Granat MW – prezio otwarcie angażujący się w pTO? Odrobinę dobrego smaku trzeba jednak mieć.



Tragiczni

ND – bohater zbiorowy. Po latach potęgi teraz nie są w stanie obronić satelity przed pTO, ani utrzymać tajności wewnętrznej PM.

piere salgas – gość ma poważne problemy z kontrolowaniem agresji, nie należy się z niego śmiać.

Tyle chyba. Nikt inszy mi do głowy nie przyszedł. Komentujcie przyjaciele.

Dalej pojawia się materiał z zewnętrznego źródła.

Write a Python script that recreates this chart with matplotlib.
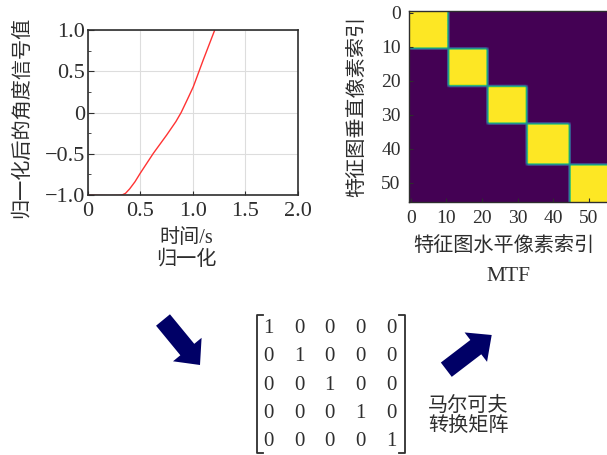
#!/usr/bin/env python3

# system imports
import numpy as np
import matplotlib
matplotlib.use("Agg")
import matplotlib.pyplot as plt
from matplotlib.patches import FancyArrow
from matplotlib.lines import Line2D

# normalised angle signal over time
time_s = [0, 0.1, 0.2, 0.3, 0.33, 0.36, 0.40, 0.45, 0.50, 0.625, 0.752,
          0.84, 0.89, 0.95, 1.006, 1.10, 1.21]
angle_norm = [-1.0, -1.004, -1.006, -1.004, -0.998, -0.98, -0.925, -0.84,
              -0.737, -0.495, -0.273, -0.11, 0.0, 0.16, 0.313, 0.636, 1.0]

# MTF feature map: one block per state along the diagonal
block_sizes = [11, 11, 11, 12, 11]

# markov transition matrix
markov = [[1, 0, 0, 0, 0],
          [0, 1, 0, 0, 0],
          [0, 0, 1, 0, 0],
          [0, 0, 0, 1, 0],
          [0, 0, 0, 0, 1]]

TEXT = "#2e2e2e"
NAVY = "#000066"
FONTS = ["Liberation Serif", "Noto Sans CJK SC"]

plt.rcParams["font.family"] = FONTS
plt.rcParams["axes.unicode_minus"] = True

W, H = 607, 455
fig = plt.figure(figsize=(W / 100, H / 100), dpi=100)


def px_axes(left, top, right, bottom):
    """axes rectangle given in pixel edges (y measured from top)"""
    return fig.add_axes([left / W, 1 - bottom / H, (right - left) / W, (bottom - top) / H])


# --- time signal -------------------------------------------------------
ax1 = px_axes(87.7, 30, 297.7, 195)
ax1.plot(time_s, angle_norm, color="#ff3333", lw=1.0)
ax1.set_xlim(0, 2.0)
ax1.set_ylim(-1.0, 1.0)
ax1.set_xticks([0, 0.5, 1.0, 1.5, 2.0])
ax1.set_xticklabels(["0", "0.5", "1.0", "1.5", "2.0"])
ax1.set_yticks([-1.0, -0.5, 0, 0.5, 1.0])
ax1.set_yticklabels(["\u22121.0", "\u22120.5", "0", "0.5", "1.0"])
ax1.set_yticks(np.arange(-1.0, 1.01, 0.25), minor=True)
ax1.grid(True, color="#dddddd", lw=0.8)
ax1.tick_params(which="both", direction="in", color=TEXT, labelcolor=TEXT,
                labelsize=16)
ax1.tick_params(axis="y", which="major", length=4, pad=2)
ax1.tick_params(axis="y", which="minor", length=2)
ax1.tick_params(axis="x", length=3, pad=5)
for sp in ax1.spines.values():
    sp.set_color(TEXT)
    sp.set_linewidth(1.2)

ax1.set_ylabel("归一化后的角度信号值", fontsize=14.5, color=TEXT, va="center")
ax1.yaxis.set_label_coords(-0.314, 0.47)
ax1.set_xlabel("时间/s\n归一化", fontsize=14.5, color=TEXT, va="center",
               linespacing=1.2)
ax1.xaxis.set_label_coords(0.47, -0.33)

# --- MTF image ---------------------------------------------------------
n = sum(block_sizes)
mtf = np.zeros((n, n))
start = 0
for size in block_sizes:
    mtf[start:start + size, start:start + size] = 1.0
    start += size

ax2 = px_axes(409, 11, 608.5, 201.7)
ax2.imshow(mtf, cmap="viridis", interpolation="bilinear", aspect="auto")
ax2.set_xticks(range(0, 51, 10))
ax2.set_yticks(range(0, 51, 10))
ax2.tick_params(direction="in", length=3, color=TEXT, labelcolor=TEXT,
                labelsize=14, pad=6)
for sp in ax2.spines.values():
    sp.set_color(TEXT)
    sp.set_linewidth(1.0)
ax2.spines["right"].set_visible(False)

ax2.set_ylabel("特征图垂直像素索引", fontsize=14.5, color=TEXT, va="center")
ax2.yaxis.set_label_coords(-0.2565, 0.502)
ax2.text(0.473, -0.236, "特征图水平像素索引", transform=ax2.transAxes,
         fontsize=14.5, color=TEXT, ha="center", va="center")
ax2.text(0.498, -0.393, "MTF", transform=ax2.transAxes,
         fontsize=15.5, color=TEXT, ha="center", va="center")

# --- arrows, matrix and caption (pixel overlay) ------------------------
ov = fig.add_axes([0, 0, 1, 1], zorder=-1)
ov.set_xlim(0, W)
ov.set_ylim(H, 0)
ov.axis("off")

arrow_style = dict(width=18, head_width=37, head_length=20,
                   length_includes_head=True, color=NAVY, lw=0)
ov.add_patch(FancyArrow(163, 320, 37, 45, **arrow_style))
ov.add_patch(FancyArrow(446.3, 369.7, 45.4, -34.7, **arrow_style))

col_x = [268, 299, 329, 360, 391]
row_y = [328.5, 356.8, 385, 413.3, 441.6]
for i, row in enumerate(markov):
    for j, val in enumerate(row):
        ov.text(col_x[j], row_y[i], str(val), fontsize=15, color=TEXT,
                ha="center", va="center")

br_top, br_bot = 315, 453
for x0, x1 in [(257.3, 262.5), (404.5, 399.3)]:
    ov.add_line(Line2D([x1, x0, x0, x1], [br_top, br_top, br_bot, br_bot],
                       color=TEXT, lw=1.3))

ov.text(468, 416.5, "马尔可夫\n转换矩阵", fontsize=14.5, color=TEXT,
        ha="center", va="center", linespacing=1.1)

fig.savefig("out.png", dpi=100)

Edit z ostatniej chwili: Replikanie złożyli najzabawniejszy wniosek o impicz w historii konga, Granat ma odejść bo złamał ich wewnętrzny regulamin. Informuję, że jako zarząd PPC głosujemy teraz wprowadzenie do regulaminu partii przepisu zakazującego krytyki naszego ugrupowania pod karą dożywotniego zakazu startu do konga i wpłaty 1,5 mld PLN dla fundacji Basowego. Komentarz niezawodnego Geralda do całej sytuacji:
Granat możesz być z siebie dumny, jesteś jak prezydent atomowego mocarstwa!